Good Old Pennsylvania Christian Death Metal: Believer, Extraction from Mortality

A few weeks ago I was going through and digitizing my remaining cassette collection* and realized I still had Extraction from Morality, by Believer. I had saved it because these guys were good but obscure, and it's aged well enough that I took the time to do a digital transfer song-by-song, so I could put it online for this post. Little did I know some other cats had already posted them on Youtube. Enjoy:



Believer was (in?)famous for being a Christian death metal band in the early 90s when death metal itself was still fairly novel, and Christian death metal unheard of. Whatever else I might have thought of them, I've always thought that Believer was one of the most original and talented early death metal acts out there. I wish more Pennsylvania boys would have had the cajones and drive to get out there and create something new and technical like they did. In 1991 it was much braver to include non-conventional, genre-defying content on death metal records. It's a very mature style now, but two decades ago the genre was still forming its identity and deciding on the rules, and as such, style solidarity was valued, and dissent was not well-tolerated. Since Believer was Christian maybe they reasoned they were an outgroup anyway so who cares.

In any event they put this composition in their title track; in all honesty, most of the time extra-genre inclusions on metal albums are low-quality filler, worth more as signaling than real content (i.e., "Look! We're talented because we can compose in in this other respected format. Now you must acknowledge that we're legitimate and metal is legitimate!" The same thing happens in other genres too. Was Body Count really a good metal album, or was it just novel for Ice-T to show that he could do metal too?)

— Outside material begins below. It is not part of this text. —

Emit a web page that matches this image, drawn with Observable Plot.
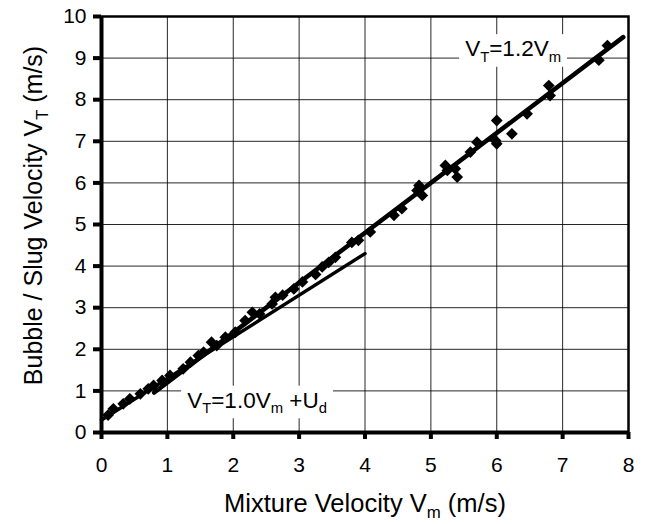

Believer didn't stop with the classical part. There's a reggae bit pasted into a song that sounds more like Suicidal Tendencies-style hardcore ("Stress"; listen here) and a screwy but intense lead-in to Not Even One.

*I have Quarteto da Pinga and IR8 too. Yes I'll be posting them. And I had to go to Singapore to get them (yes, really) back before you could download things. The internet ruined tape trading conventions.